Private lenders lend against the property, not your personal financial statement. The first question they ask: what is this property worth today, in its current condition?

Typical LTV range: 65-75% of as-is value. Some private lenders will go higher if the borrower has a track record. Most will not exceed 75% on a first deal.

This means if the property's as-is value is $200,000, the maximum loan amount is $130,000-$150,000. The lender wants a margin of safety — if you default and they have to take the property back through foreclosure, they need enough equity cushion to recover their capital plus costs.

According to Investopedia's guide to private lending, loan-to-value ratio is the single most important metric in asset-based lending because it determines the lender's risk exposure.

What to bring: A broker's price opinion (BPO) or comps analysis showing the property's as-is value. Include 3-5 comparable sales within 1 mile, sold in the last 6 months, similar square footage and condition. The lender will do their own verification, but showing that you have already done the work builds confidence.

2. ARV and the Rehab Plan

Private lenders do not just evaluate where the property is today — they evaluate where it will be after the borrower's planned improvements. The After Repair Value tells the lender what the property will be worth at exit, and whether the deal has enough margin to protect their investment.

What they want to see:

  • ARV supported by comparable sales (not by your optimism)
  • A detailed rehab scope — line-item budget with costs for each major system (kitchen, bath, flooring, exterior, HVAC, etc.)
  • Realistic timeline — most private lenders want to see a 3-6 month project, not an 18-month marathon
  • Contractor bids or evidence you have done similar work before

The ARV calculation must be conservative. A private lender would rather see an honest $240,000 ARV supported by solid comps than an aggressive $280,000 based on the best-case scenario. For the methodology behind ARV, see our how to calculate ARV guide.

3. Exit Strategy Clarity

Every private lender wants to know: how do I get my money back?

The exit strategy is the plan for repaying the loan. For wholesale and fix-and-flip deals, the most common exits are:

  • Wholesale assignment: The borrower assigns the purchase contract to an end buyer and the loan is repaid from the assignment fee or double-close proceeds. This is the fastest exit — days, not months.
  • Fix-and-flip sale: The borrower rehabs the property and sells at ARV. Loan is repaid from sale proceeds. Timeline: 3-9 months.
  • Refinance into long-term debt: The borrower rehabs, rents the property, and refinances into a conventional or DSCR loan. The private loan is repaid from the refinance proceeds. This is the BRRRR exit.

Lenders fund deals with clear, realistic exits. They do not fund deals where the borrower says "I'll figure it out later." The exit needs to be defined, the timeline needs to be reasonable, and there should be a backup plan (e.g., "if the flip does not sell in 90 days, I'll rent it and refinance").

4. Sponsor Track Record

Private lenders lend to people they trust. Your track record — how many deals you have closed, whether your previous lenders were repaid on time, and what your reputation is in the market — matters more than a credit score.

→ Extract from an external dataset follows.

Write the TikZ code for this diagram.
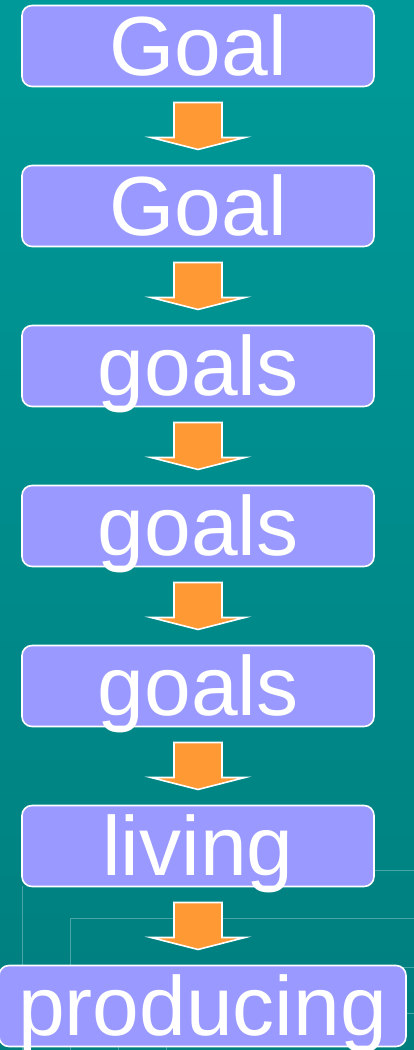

For experienced investors: Bring a deal sheet. List your last 10-20 transactions: address, purchase price, sell/refi price, lender, timeline, and outcome. A pattern of successful closings is the strongest argument for funding.

For newer investors: You have less use, but not zero. Bring your deal analysis, show that your numbers are conservative, and consider offering additional protection — a higher interest rate, a personal guarantee, or a lower LTV. Some new investors bring a more experienced partner or mentor to the table for credibility.

According to the Federal Reserve's guidance on lending practices, all lenders — including private ones — benefit from evaluating the borrower's history and capacity, even in asset-based lending where the property is the primary collateral.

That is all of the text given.